Bison: Optional tokens in a single rule

Simone Margaritelli picture Simone Margaritelli · Apr 19, 2010 · Viewed 8.9k times · Source

i'm using GNU Bison 2.4.2 to write a grammar for a new language i'm working on and i have a question. When i specify a rule, let's say :

statement : T_CLASS T_IDENT  '{' T_CLASS_MEMBERS '}' {
           // create a node for the statement ...
}

If i have a variation on the rule, for instance

statement : T_CLASS T_IDENT T_EXTENDS T_IDENT_LIST  '{' T_CLASS_MEMBERS '}' {
           // create a node for the statement ...
}

Where (from flex scanner rules) :

"class"                     return T_CLASS;
"extends"                   return T_EXTENDS;
[a-zA-Z\_][a-zA-Z0-9\_]*    return T_IDENT;

(and T_IDENT_LIST is a rule for comma separated identifiers).
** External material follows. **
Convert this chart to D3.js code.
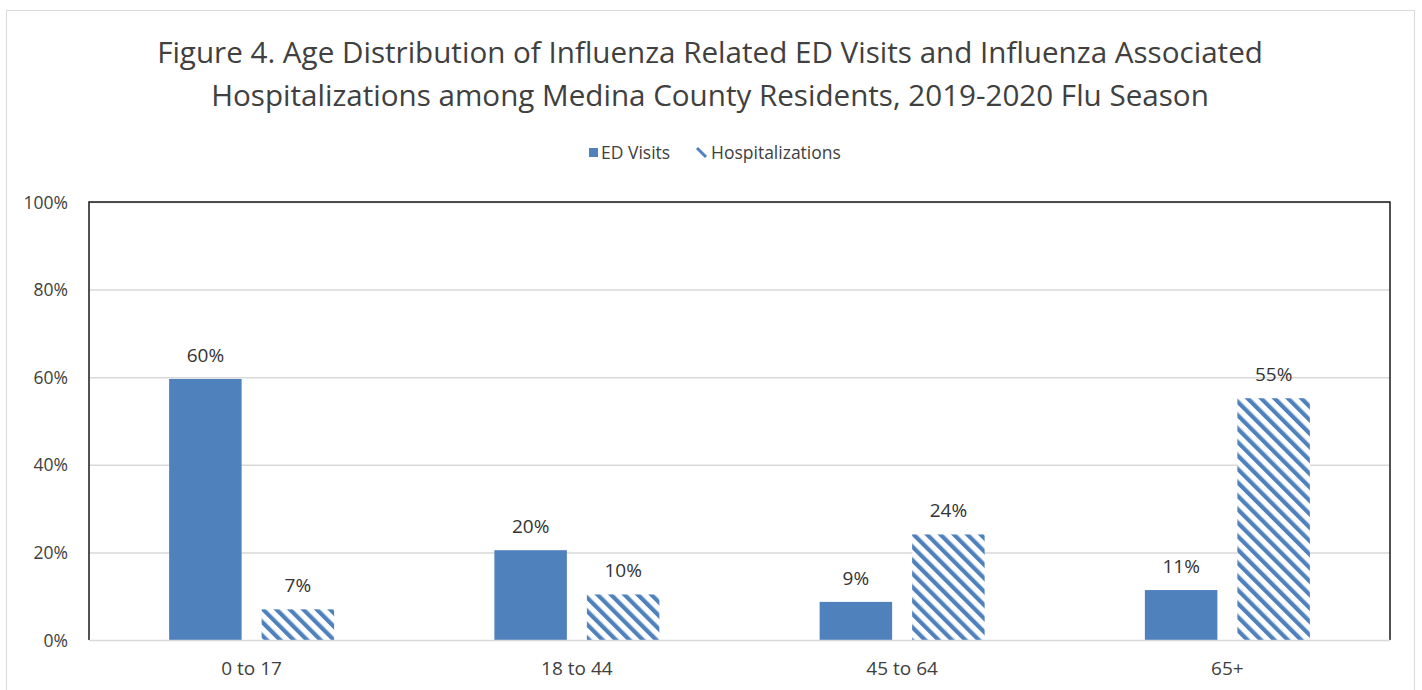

Is there any way to specify all of this only in one rule, setting somehow the "T_EXTENDS T_IDENT_LIST" as optional? I've already tried with

 T_CLASS T_IDENT (T_EXTENDS T_IDENT_LIST)? '{' T_CLASS_MEMBERS '}' {
     // create a node for the statement ...
 } 

But Bison gave me an error.

Thanks

Answer

Jerry Coffin picture Jerry Coffin · Apr 19, 2010

To make a long story short, no. Bison only deals with LALR(1) grammars, which means it only uses one symbol of lookahead. What you need is something like this:

statement: T_CLASS T_IDENT extension_list '{' ...

extension_list: 
              | T_EXTENDS T_IDENT_LIST
              ;

There are other parser generators that work with more general grammars though. If memory serves, some of them support optional elements relatively directly like you're asking for.